One month after the school shooting in Connecticut, the Weyauwega-Fremont School Board discussed what safety procedures are in place in its district.
“Since the last time we’ve met as a board, we’re all knowledgeable about what happened in Newtown, Conn.,” District Administrator Scott Bleck said, referring to the Dec. 14 shooting at Sandy Hook Elementary School in which 20 first graders and six staff were killed.
School safety was a discussion topic during the W-F Committee of the Whole meeting, held Monday, Jan. 14, in the middle school library.
Bleck outlined the steps immediately taken in the W-F School District on the day of the shooting in Connecticut.
On that day, he immediately met with Weyauwega police and talked to Fremont police about the potential for any fallback locally.
“We had a police presence in both buildings that day,” Bleck said.
The district also sent out a written communication to parents about what it does to ensure a safe school environment.
When staff and students returned to school the following Monday – Dec. 17 – Bleck told the staff some students might have questions and concerns about what happened on the East Coast.
He told staff members to not avoid those questions and to ensure the students they are in a safe environment.
“Over Christmas break, the Weyauwega Police Department executed a walk-through assessment of the building,” Bleck told the board. “It is not appropriate to share the chief’s recommendations in public.”
The district has a locked door system.
That system, which includes cameras and buzzers, was implemented about seven years ago.
One change, since the shooting in Connecticut, is that at the middle and high schools, the doors are now locked throughout the academic day.
In the past, the doors were unlocked about 15 minutes before the end of the school day. Now, they remain locked until the school day ends.
While the district does not have a police liaison officer, it works closely with the two area police departments.
Officers are increasing their visibility at the schools, Bleck said.
The district administrator also told the board the district’s insurance company will be conducting a liability walk through, with the direct focus of it being about safety.
Bleck said community feedback is important, and one community member – John Young – attended Monday’s meeting to express his concerns about the district’s safety procedures.

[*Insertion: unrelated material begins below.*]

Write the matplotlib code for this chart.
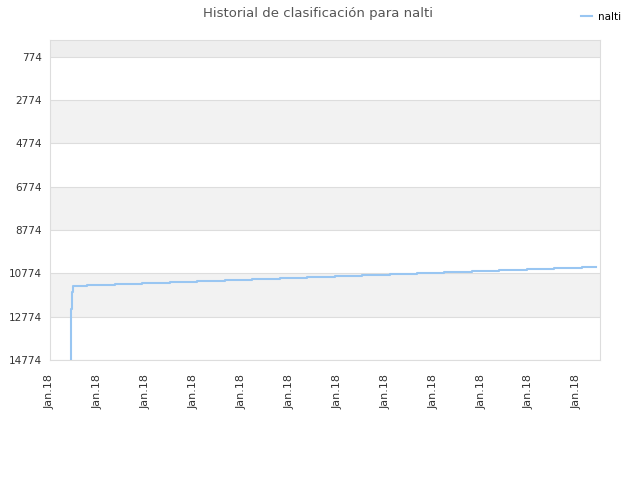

Young, who has 10 grandchildren in the school district, said during that December, he visited the schools a number of times.
“I’m not a regular visitor. Never once was I objected to or cautioned,” he said in reference to the district’s buzzer system.
The fact that he was allowed into the schools without question, after pressing a buzzer, resulted in him feeling anxious.
Much of the discussion in schools throughout the country is how to make schools safer, but Young cautioned the board to not just think about how to strengthen the safety side.
He said the district must also have compassion as it approaches the issue and talk about how those with mental illness may be helped.
“I challenge you to appoint a task force for both the strength side and the compassion side,” Young said. “I would love to be part of it.
The district does have a Safety Committee, chaired by Matt Wilbert, principal of both the middle school and high school.
The committee has met on a monthly basis for about two years.
Increasing security options in the school offices is among the topics up for discussion, and Young was invited to the committee’s next meeting.
The district also participated in a mock crisis drill last August, and staff members wear identification badges.
Board member Tony Beyer said they can make schools like Fort Knox, but asked if there are organizations or ways to reach out to those who have a mental illness and are not taking their medications.
“I think there are resources out there,” Young said. “Someone needs to focus on the core issues and then identify the core way to deal with it.”
Both Weyauwega Police Chief Jerry Poltrock and Fremont Police Chief Gene Goode attended Monday’s meeting.
Poltrock said every school district in the county is talking about the issue.
After what happened in Connecticut, there is talk about assigning law officers to schools, Goode said.